Its about the same level of difficulty as React IMO, but worth a try.
Juan Martin
why do you get so angry at facts?
Angel Martinez
I actually learnt angular and cannot imagine working without it now, the framework just makes everything so much easier and nicer - if you disagree then please show me how you would go about building url guards, typed http requests or bindings using plain vanilla Javascript without ending up with a mini framework of your own.
Hudson Lee
strawman fallacy
Easton Nelson
>ITT fags who can't write a single line of js without stackoverflow on the usefulness of react
>a state manager, case 'ACTION_TIC': return Object.assign({}, universe, { seconds: universe.seconds + 1 })
Why this waste of resources trying to emulate haskell's immutability? Since you hold a global state object, why not just mutate it? Can web devs be any more retarded?
>omg %framework% is so bloat!! like 30kb of js when built for production!
meanwhile..........
>doesn't code split, adding an entire 2mb to every user's visit, loading all the fucking bullshit they'll never open >doesn't minify code properly, using dead code elimination etc, adding 300kb to each visit >doesn't minify images properly, and doesn't use a CDN, adding multiple seconds to each visit >uses some shitty back-end like wordpress or something slow like rails, adding 150ms to each visit >hosts his site on his $2.50/month server in USA that is slow as shit and has no CDN because he doesn't trust any hosting company that will use a CDN because they are also "bloat" >wrote all his code by himself, didn't install anything, and now has a buggy mess and it took him 5 times as long to write everything >complains about it on a chinese basket weaving forum of all things
This is you.
Nolan Nelson
>codes only native apps >everything is fast >gui doesn't break due to retarded browser-dependent CSS rules. >everything works as expected. >will continue to work as expected unless the whole OS is updated. >projects don't weight 600mb >app uses only 50 MB Ram max, low end devices can use it without sweating. >IDE is fast and efficient. >coded in a language which most likely is safe and unambiguous. This is me
Ethan Gutierrez
I do realize... you just don't seem to realize some people have to support browsers that have not implemented the fetch api consistently yet, and so it is still unrealistic to depend on it in many use cases... damn... if only you were capable of elementary-level critical thinking.. oh well...
Evan Carter
You can pretend you're creating a app when its just really just a document (webpages are interactive documents like spreadsheets), write tons of unnecessary code while pretending to write less and being smug about it, make your website overly bloated and super slow, you can make yourself more easily replaceable by other incompetent people or when it gets really bad replaced by someone competent, you can be in part responsible for ruining the environment by not just processing a simpler more efficient thing once but forcing millions to process a more bloated and resource intensive thing billions of times resulting in a exponential amount of energy consumption.

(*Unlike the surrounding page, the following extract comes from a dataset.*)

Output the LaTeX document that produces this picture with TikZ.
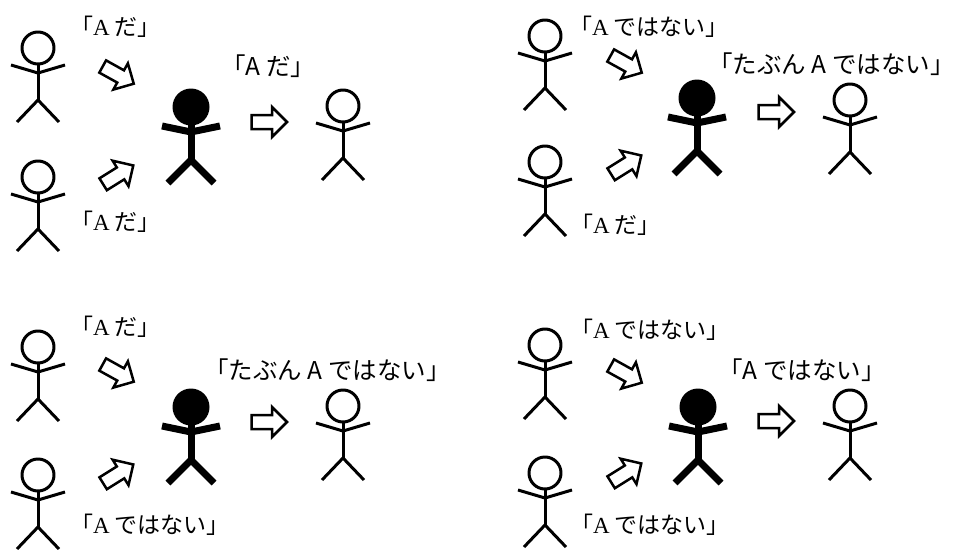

Just use hyper html or lit. Everything else is bloated and requires a shitty build system and non-standard language extensions or template syntax.
Caleb James
any non-thread-blocking template engines on nodejs except react?
Anthony Morris
sooo no answers so far haha
Camden Torres
That shit was never about you. It has always been about corporate web interests, SEO and serving botnet ads and annoying subscription modals.
You don't need webpack or most of the shit you mentioned if you just want to make a website and don't care. That being said, shadow Dom and shit is now, so most of the shit people are doing in these frameworks are baked in now.
Kevin Baker
have fun having to learn all the web shit in -5 years because you will surely be jobless
if you are a mobile dev you could pass
Liam Cooper
what's a good technology to learn to ensure you're not jobless in 5 years?
mobile dev? enterprise bullshit?
Connor Morales
Angular 1.x is slow as fuck.
Luis Flores
It's also ez as fuck and modular. Fuck es6 syntax to be honest.